Kalau Semua Jadi Pengusaha, Siapa yang Jadi Pekerja?
Dunia ini butuh keseimbangan. Tidak semua orang harus menjadi pemilik usaha. Ada yang memang unggul di bidang teknis, ada yang ingin hidup stabil sebagai profesional. Mengarahkan semua generasi muda untuk jadi pengusaha hanya akan menciptakan ilusi dan ekspektasi yang tidak seimbang.
Bahkan jika seseorang sukses jadi entrepreneur, pada akhirnya ia tetap butuh tim. Maka, ekosistem yang sehat adalah ketika pemerintah membuka banyak pilihan jalur: pengusaha, profesional, tenaga kreatif, dan pekerja sektor publik.
Pola Pikir Kolonial atau Hak Rakyat?
Rahayu menyebut permintaan loker dari rakyat sebagai pola pikir kolonial. Namun masyarakat menganggap bahwa mencari pekerjaan dari pemerintah adalah bagian dari hak sebagai warga negara. Terlebih, janji 19 juta lapangan kerja sempat digaungkan dalam kampanye.
Maka wajar jika publik menagih realisasi tersebut. Mengimbau rakyat agar jangan berharap pekerjaan, padahal pemerintah belum optimal menciptakan lapangan kerja, justru membuat masyarakat merasa tidak dipahami.
Bisakah Semua Orang Sukses Jadi Wirausahawan?
Studi dari University of Scranton menyatakan hanya 8% orang yang berhasil mewujudkan tujuan jangka panjang, termasuk dalam bisnis. Artinya, mayoritas tidak sampai pada level keberhasilan.

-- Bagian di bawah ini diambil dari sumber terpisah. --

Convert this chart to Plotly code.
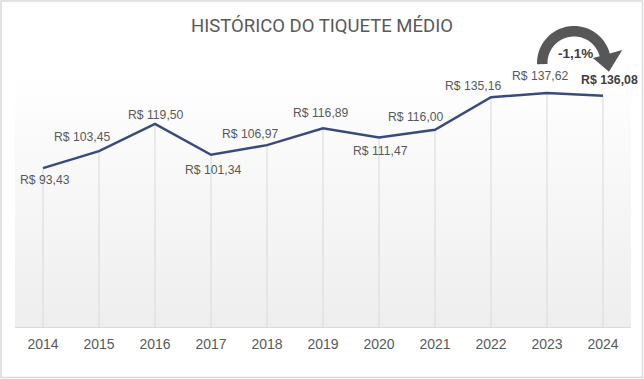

Jadi, jika pemerintah ingin masyarakat menjadi entrepreneur, seharusnya ada program serius: akses modal, pelatihan, mentoring, dan penghapusan regulasi yang mempersulit usaha mikro.
Solusi: Kolaborasi, Bukan Paksaan
Masyarakat bukan tidak mau mandiri, mereka hanya ingin realistis. Perlu kebijakan yang menghormati keunikan tiap individu. Tidak semua harus jadi pengusaha, tapi semua berhak untuk berkembang di jalur masing-masing.
Pemerintah sebaiknya memfasilitasi:
- Pelatihan kewirausahaan berbasis komunitas
- Inkubator UMKM dan bisnis digital
- Reformasi perizinan untuk usaha kecil
- Perlindungan hukum bagi pengusaha baru
Kesimpulan
Menjadi pengusaha bukan satu-satunya jalan. Yang terpenting adalah menjadi pribadi yang berdaya, baik sebagai pengusaha, karyawan, maupun profesional.
Rakyat bukan anti perubahan, tapi perubahan butuh peran serta semua pihak—terutama negara yang punya sumber daya. Maka, daripada mengimbau rakyat untuk mandiri tanpa dukungan nyata, lebih baik membuka ruang dan akses yang adil bagi semua.
“Negara harus memanusiakan rakyatnya dengan kebijakan, bukan sekadar motivasi kosong.”